What to do = Go through the listing and set it down exactly, leaving out its pictures.

Data excerpt =

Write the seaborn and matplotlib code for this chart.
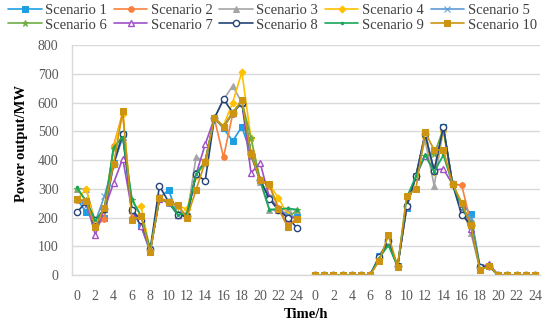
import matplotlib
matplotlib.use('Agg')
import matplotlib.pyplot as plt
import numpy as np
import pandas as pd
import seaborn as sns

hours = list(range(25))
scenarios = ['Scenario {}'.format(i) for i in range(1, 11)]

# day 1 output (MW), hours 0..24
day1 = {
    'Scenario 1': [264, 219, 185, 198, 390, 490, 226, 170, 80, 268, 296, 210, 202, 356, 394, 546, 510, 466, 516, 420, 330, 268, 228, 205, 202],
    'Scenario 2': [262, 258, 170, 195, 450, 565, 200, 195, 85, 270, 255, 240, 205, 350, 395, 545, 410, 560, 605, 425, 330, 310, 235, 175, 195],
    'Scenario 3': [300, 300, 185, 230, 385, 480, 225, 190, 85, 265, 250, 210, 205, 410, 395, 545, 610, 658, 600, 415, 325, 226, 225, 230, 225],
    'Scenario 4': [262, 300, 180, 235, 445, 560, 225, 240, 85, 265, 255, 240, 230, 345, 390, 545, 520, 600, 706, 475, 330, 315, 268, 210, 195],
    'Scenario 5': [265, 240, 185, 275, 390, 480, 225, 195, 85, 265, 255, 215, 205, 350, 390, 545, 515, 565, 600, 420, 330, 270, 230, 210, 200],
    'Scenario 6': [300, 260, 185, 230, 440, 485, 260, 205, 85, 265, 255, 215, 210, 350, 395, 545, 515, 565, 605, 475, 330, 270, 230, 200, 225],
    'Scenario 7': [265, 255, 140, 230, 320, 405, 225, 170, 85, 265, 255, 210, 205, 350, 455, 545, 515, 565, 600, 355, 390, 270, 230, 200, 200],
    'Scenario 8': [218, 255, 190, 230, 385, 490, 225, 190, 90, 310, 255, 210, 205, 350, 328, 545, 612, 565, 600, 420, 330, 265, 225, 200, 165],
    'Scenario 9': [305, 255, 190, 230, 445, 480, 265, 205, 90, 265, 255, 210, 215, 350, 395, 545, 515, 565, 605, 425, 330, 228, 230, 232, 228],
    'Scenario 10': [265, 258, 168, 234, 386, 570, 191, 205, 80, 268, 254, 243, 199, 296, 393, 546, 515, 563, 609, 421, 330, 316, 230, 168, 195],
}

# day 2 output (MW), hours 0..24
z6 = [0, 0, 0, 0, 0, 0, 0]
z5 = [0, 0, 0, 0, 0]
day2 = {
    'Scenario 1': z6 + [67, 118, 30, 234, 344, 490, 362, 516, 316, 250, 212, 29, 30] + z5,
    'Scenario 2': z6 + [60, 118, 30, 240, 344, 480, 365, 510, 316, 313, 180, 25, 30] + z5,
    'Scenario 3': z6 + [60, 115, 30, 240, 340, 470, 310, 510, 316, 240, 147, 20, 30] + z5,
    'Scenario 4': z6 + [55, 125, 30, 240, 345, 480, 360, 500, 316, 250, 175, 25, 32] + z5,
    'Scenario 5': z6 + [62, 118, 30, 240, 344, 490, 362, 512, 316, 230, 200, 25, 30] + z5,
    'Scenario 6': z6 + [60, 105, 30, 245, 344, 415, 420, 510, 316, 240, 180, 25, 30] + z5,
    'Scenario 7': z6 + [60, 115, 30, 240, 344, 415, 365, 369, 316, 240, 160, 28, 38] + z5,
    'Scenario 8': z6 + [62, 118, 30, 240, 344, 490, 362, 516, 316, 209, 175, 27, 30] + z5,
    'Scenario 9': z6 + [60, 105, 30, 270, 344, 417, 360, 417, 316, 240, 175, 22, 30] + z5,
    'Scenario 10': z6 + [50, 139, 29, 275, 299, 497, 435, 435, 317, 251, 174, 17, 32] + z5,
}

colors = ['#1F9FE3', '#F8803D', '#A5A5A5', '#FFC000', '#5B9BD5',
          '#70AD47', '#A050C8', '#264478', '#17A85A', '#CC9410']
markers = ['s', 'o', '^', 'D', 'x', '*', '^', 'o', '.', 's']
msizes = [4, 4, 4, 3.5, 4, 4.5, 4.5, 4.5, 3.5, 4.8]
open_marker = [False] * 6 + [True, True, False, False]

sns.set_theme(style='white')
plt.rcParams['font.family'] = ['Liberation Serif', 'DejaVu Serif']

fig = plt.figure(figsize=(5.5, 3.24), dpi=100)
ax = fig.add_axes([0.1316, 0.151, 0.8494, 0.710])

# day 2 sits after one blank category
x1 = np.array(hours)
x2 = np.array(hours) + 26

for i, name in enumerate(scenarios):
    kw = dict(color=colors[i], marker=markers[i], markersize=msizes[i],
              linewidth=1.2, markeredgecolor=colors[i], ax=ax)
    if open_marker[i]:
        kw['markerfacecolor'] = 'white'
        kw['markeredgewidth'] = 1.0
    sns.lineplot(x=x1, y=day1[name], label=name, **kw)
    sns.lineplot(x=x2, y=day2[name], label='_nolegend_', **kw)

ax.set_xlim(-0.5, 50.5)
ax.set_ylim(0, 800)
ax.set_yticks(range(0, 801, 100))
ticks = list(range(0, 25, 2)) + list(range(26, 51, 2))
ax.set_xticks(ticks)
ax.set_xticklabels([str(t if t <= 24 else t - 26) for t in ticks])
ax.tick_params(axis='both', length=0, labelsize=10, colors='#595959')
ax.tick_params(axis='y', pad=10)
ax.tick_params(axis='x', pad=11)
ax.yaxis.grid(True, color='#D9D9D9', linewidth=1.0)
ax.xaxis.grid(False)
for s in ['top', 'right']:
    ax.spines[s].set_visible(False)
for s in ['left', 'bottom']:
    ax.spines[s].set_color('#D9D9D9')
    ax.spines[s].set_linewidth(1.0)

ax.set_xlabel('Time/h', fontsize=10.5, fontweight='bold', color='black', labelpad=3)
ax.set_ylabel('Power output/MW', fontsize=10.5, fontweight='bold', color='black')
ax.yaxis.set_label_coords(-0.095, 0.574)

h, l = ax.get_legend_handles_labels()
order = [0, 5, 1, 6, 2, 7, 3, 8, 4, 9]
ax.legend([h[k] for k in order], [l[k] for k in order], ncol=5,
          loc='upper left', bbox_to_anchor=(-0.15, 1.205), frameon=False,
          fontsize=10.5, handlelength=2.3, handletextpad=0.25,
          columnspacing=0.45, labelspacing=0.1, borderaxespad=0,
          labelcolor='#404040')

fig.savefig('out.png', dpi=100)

The completed task =
Write the seaborn and matplotlib code for this chart.
import matplotlib
matplotlib.use('Agg')
import matplotlib.pyplot as plt
import numpy as np
import pandas as pd
import seaborn as sns

hours = list(range(25))
scenarios = ['Scenario {}'.format(i) for i in range(1, 11)]

# day 1 output (MW), hours 0..24
day1 = {
    'Scenario 1': [264, 219, 185, 198, 390, 490, 226, 170, 80, 268, 296, 210, 202, 356, 394, 546, 510, 466, 516, 420, 330, 268, 228, 205, 202],
    'Scenario 2': [262, 258, 170, 195, 450, 565, 200, 195, 85, 270, 255, 240, 205, 350, 395, 545, 410, 560, 605, 425, 330, 310, 235, 175, 195],
    'Scenario 3': [300, 300, 185, 230, 385, 480, 225, 190, 85, 265, 250, 210, 205, 410, 395, 545, 610, 658, 600, 415, 325, 226, 225, 230, 225],
    'Scenario 4': [262, 300, 180, 235, 445, 560, 225, 240, 85, 265, 255, 240, 230, 345, 390, 545, 520, 600, 706, 475, 330, 315, 268, 210, 195],
    'Scenario 5': [265, 240, 185, 275, 390, 480, 225, 195, 85, 265, 255, 215, 205, 350, 390, 545, 515, 565, 600, 420, 330, 270, 230, 210, 200],
    'Scenario 6': [300, 260, 185, 230, 440, 485, 260, 205, 85, 265, 255, 215, 210, 350, 395, 545, 515, 565, 605, 475, 330, 270, 230, 200, 225],
    'Scenario 7': [265, 255, 140, 230, 320, 405, 225, 170, 85, 265, 255, 210, 205, 350, 455, 545, 515, 565, 600, 355, 390, 270, 230, 200, 200],
    'Scenario 8': [218, 255, 190, 230, 385, 490, 225, 190, 90, 310, 255, 210, 205, 350, 328, 545, 612, 565, 600, 420, 330, 265, 225, 200, 165],
    'Scenario 9': [305, 255, 190, 230, 445, 480, 265, 205, 90, 265, 255, 210, 215, 350, 395, 545, 515, 565, 605, 425, 330, 228, 230, 232, 228],
    'Scenario 10': [265, 258, 168, 234, 386, 570, 191, 205, 80, 268, 254, 243, 199, 296, 393, 546, 515, 563, 609, 421, 330, 316, 230, 168, 195],
}

# day 2 output (MW), hours 0..24
z6 = [0, 0, 0, 0, 0, 0, 0]
z5 = [0, 0, 0, 0, 0]
day2 = {
    'Scenario 1': z6 + [67, 118, 30, 234, 344, 490, 362, 516, 316, 250, 212, 29, 30] + z5,
    'Scenario 2': z6 + [60, 118, 30, 240, 344, 480, 365, 510, 316, 313, 180, 25, 30] + z5,
    'Scenario 3': z6 + [60, 115, 30, 240, 340, 470, 310, 510, 316, 240, 147, 20, 30] + z5,
    'Scenario 4': z6 + [55, 125, 30, 240, 345, 480, 360, 500, 316, 250, 175, 25, 32] + z5,
    'Scenario 5': z6 + [62, 118, 30, 240, 344, 490, 362, 512, 316, 230, 200, 25, 30] + z5,
    'Scenario 6': z6 + [60, 105, 30, 245, 344, 415, 420, 510, 316, 240, 180, 25, 30] + z5,
    'Scenario 7': z6 + [60, 115, 30, 240, 344, 415, 365, 369, 316, 240, 160, 28, 38] + z5,
    'Scenario 8': z6 + [62, 118, 30, 240, 344, 490, 362, 516, 316, 209, 175, 27, 30] + z5,
    'Scenario 9': z6 + [60, 105, 30, 270, 344, 417, 360, 417, 316, 240, 175, 22, 30] + z5,
    'Scenario 10': z6 + [50, 139, 29, 275, 299, 497, 435, 435, 317, 251, 174, 17, 32] + z5,
}

colors = ['#1F9FE3', '#F8803D', '#A5A5A5', '#FFC000', '#5B9BD5',
          '#70AD47', '#A050C8', '#264478', '#17A85A', '#CC9410']
markers = ['s', 'o', '^', 'D', 'x', '*', '^', 'o', '.', 's']
msizes = [4, 4, 4, 3.5, 4, 4.5, 4.5, 4.5, 3.5, 4.8]
open_marker = [False] * 6 + [True, True, False, False]

sns.set_theme(style='white')
plt.rcParams['font.family'] = ['Liberation Serif', 'DejaVu Serif']

fig = plt.figure(figsize=(5.5, 3.24), dpi=100)
ax = fig.add_axes([0.1316, 0.151, 0.8494, 0.710])

# day 2 sits after one blank category
x1 = np.array(hours)
x2 = np.array(hours) + 26

for i, name in enumerate(scenarios):
    kw = dict(color=colors[i], marker=markers[i], markersize=msizes[i],
              linewidth=1.2, markeredgecolor=colors[i], ax=ax)
    if open_marker[i]:
        kw['markerfacecolor'] = 'white'
        kw['markeredgewidth'] = 1.0
    sns.lineplot(x=x1, y=day1[name], label=name, **kw)
    sns.lineplot(x=x2, y=day2[name], label='_nolegend_', **kw)

ax.set_xlim(-0.5, 50.5)
ax.set_ylim(0, 800)
ax.set_yticks(range(0, 801, 100))
ticks = list(range(0, 25, 2)) + list(range(26, 51, 2))
ax.set_xticks(ticks)
ax.set_xticklabels([str(t if t <= 24 else t - 26) for t in ticks])
ax.tick_params(axis='both', length=0, labelsize=10, colors='#595959')
ax.tick_params(axis='y', pad=10)
ax.tick_params(axis='x', pad=11)
ax.yaxis.grid(True, color='#D9D9D9', linewidth=1.0)
ax.xaxis.grid(False)
for s in ['top', 'right']:
    ax.spines[s].set_visible(False)
for s in ['left', 'bottom']:
    ax.spines[s].set_color('#D9D9D9')
    ax.spines[s].set_linewidth(1.0)

ax.set_xlabel('Time/h', fontsize=10.5, fontweight='bold', color='black', labelpad=3)
ax.set_ylabel('Power output/MW', fontsize=10.5, fontweight='bold', color='black')
ax.yaxis.set_label_coords(-0.095, 0.574)

h, l = ax.get_legend_handles_labels()
order = [0, 5, 1, 6, 2, 7, 3, 8, 4, 9]
ax.legend([h[k] for k in order], [l[k] for k in order], ncol=5,
          loc='upper left', bbox_to_anchor=(-0.15, 1.205), frameon=False,
          fontsize=10.5, handlelength=2.3, handletextpad=0.25,
          columnspacing=0.45, labelspacing=0.1, borderaxespad=0,
          labelcolor='#404040')

fig.savefig('out.png', dpi=100)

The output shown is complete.